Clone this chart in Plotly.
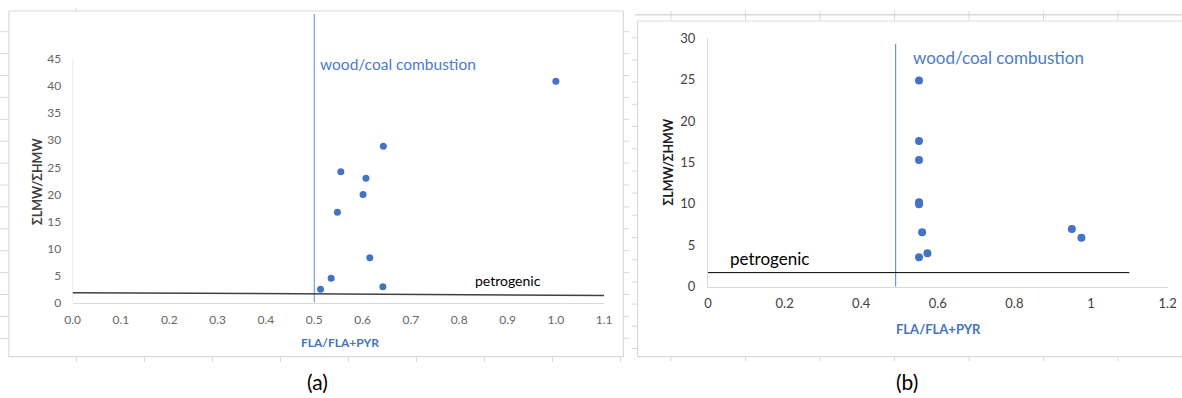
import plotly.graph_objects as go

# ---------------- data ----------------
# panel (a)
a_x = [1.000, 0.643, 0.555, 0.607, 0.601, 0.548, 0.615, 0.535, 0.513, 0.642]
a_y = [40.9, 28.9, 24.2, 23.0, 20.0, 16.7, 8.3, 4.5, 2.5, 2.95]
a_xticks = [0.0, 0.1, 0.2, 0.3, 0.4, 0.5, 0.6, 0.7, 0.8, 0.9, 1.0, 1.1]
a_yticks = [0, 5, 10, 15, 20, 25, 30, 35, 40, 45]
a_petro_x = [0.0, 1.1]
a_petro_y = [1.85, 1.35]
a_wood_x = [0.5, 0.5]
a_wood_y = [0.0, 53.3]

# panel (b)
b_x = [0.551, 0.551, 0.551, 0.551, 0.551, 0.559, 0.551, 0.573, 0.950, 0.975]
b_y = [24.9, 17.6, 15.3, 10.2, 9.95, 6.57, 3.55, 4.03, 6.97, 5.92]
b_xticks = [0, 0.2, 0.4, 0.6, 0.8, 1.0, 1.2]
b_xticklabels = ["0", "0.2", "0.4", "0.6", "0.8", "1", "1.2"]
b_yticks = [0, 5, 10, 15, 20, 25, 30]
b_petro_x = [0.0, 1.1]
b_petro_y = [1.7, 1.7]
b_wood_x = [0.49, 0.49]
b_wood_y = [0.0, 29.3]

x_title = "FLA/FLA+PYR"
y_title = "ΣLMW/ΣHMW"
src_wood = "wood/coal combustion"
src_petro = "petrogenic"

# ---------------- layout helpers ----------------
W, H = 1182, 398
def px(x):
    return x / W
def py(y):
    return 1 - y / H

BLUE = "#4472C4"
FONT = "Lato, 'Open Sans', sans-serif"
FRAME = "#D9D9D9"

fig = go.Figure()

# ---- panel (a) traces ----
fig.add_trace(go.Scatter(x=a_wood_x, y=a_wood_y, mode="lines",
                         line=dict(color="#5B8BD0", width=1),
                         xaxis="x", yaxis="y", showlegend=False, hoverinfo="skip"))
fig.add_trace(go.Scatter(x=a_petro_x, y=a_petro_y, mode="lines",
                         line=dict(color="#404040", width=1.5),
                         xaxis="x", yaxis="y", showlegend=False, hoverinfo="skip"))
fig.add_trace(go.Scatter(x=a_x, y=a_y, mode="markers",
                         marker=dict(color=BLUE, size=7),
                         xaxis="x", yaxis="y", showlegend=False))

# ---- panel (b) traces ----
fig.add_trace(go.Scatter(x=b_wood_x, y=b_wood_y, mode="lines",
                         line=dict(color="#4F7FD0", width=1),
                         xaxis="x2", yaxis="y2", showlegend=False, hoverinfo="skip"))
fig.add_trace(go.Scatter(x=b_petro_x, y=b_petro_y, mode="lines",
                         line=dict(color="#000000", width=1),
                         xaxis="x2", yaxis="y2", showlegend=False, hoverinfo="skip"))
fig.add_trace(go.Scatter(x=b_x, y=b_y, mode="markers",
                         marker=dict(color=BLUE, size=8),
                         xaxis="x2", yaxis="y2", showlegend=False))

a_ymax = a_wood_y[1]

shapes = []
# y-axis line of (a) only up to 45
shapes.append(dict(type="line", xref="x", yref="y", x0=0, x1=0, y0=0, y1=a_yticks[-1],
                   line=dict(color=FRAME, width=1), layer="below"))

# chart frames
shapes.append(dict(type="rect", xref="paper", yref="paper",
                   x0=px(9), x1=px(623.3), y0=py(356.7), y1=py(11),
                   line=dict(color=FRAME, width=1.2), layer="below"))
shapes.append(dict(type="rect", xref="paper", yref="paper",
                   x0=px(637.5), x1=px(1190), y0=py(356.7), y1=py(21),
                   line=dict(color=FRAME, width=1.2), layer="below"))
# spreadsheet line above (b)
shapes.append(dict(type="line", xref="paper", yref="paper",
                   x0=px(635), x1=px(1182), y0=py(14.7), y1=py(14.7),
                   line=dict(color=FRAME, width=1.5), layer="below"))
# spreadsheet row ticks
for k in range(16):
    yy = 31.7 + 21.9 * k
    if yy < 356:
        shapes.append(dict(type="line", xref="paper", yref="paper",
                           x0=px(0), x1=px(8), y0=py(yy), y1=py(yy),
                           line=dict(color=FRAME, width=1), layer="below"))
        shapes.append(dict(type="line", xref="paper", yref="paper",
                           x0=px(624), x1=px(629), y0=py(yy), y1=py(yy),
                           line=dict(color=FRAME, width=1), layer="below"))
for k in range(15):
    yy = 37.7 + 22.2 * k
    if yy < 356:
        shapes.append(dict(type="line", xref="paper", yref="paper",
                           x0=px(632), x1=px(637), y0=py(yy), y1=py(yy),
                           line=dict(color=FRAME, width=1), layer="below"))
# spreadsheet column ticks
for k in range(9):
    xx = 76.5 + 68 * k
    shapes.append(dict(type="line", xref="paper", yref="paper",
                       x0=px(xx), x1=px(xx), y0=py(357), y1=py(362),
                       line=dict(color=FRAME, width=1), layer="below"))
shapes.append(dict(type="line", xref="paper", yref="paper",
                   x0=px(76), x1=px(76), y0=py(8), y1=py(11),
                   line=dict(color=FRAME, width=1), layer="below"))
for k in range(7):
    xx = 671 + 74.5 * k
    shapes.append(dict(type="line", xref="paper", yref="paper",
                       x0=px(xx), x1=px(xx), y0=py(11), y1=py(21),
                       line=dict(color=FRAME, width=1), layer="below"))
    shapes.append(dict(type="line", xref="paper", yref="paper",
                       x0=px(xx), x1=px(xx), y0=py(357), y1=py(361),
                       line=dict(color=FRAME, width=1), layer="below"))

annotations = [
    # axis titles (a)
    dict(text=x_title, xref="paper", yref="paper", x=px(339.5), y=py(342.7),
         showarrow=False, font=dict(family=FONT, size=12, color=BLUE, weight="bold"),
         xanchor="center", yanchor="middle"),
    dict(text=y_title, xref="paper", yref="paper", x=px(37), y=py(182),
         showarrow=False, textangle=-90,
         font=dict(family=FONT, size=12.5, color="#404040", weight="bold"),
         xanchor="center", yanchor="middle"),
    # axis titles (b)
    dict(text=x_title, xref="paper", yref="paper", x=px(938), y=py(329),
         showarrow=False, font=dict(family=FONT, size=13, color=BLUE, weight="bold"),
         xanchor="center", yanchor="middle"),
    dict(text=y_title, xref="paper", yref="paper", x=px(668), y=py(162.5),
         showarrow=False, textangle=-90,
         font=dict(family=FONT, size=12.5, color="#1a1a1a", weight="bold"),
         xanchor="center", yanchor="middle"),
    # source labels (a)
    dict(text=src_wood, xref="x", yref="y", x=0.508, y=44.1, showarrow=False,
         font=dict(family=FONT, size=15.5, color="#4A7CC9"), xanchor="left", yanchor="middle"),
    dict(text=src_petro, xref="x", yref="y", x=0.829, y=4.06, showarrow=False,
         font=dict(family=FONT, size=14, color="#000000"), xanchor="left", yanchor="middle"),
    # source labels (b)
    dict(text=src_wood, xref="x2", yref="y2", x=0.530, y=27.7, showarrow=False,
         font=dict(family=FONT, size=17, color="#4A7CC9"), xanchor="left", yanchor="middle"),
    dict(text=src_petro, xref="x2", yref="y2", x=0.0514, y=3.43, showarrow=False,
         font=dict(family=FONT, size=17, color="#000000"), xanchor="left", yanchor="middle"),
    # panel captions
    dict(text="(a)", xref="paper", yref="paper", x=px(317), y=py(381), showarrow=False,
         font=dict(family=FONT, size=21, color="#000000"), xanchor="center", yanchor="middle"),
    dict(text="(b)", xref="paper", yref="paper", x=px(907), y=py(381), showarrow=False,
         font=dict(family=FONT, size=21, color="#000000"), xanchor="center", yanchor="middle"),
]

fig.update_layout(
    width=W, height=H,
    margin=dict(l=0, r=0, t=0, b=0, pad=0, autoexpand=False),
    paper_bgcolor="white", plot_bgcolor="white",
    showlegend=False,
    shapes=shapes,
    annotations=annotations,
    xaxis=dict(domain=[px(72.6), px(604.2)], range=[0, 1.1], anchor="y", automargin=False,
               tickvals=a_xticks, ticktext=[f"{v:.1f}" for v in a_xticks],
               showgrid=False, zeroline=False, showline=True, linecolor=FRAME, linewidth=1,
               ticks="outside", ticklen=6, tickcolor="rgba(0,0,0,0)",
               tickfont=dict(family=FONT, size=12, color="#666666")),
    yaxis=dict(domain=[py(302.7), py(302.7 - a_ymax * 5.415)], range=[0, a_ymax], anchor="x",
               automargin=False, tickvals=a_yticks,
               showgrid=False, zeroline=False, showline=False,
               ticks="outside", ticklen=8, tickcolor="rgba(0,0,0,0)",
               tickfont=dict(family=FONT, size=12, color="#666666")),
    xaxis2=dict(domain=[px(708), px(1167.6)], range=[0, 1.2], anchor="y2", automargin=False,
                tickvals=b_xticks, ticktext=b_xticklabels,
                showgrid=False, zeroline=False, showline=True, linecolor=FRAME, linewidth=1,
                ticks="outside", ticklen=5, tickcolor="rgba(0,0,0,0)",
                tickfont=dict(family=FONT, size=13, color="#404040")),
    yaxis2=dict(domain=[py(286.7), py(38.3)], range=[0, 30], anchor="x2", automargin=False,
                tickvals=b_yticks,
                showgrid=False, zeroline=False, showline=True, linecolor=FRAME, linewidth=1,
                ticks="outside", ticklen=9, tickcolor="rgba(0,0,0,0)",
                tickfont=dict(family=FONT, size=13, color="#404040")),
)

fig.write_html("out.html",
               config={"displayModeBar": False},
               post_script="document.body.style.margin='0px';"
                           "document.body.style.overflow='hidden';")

──────────────────────────────

### PROBLEM REQUIREMENTS
Your task is to restate word for word the lines from the top of the data to the line containing "import plotly.graph_objects as go", both ends included, with every picture left out.

### RESPONSE
Clone this chart in Plotly.
import plotly.graph_objects as go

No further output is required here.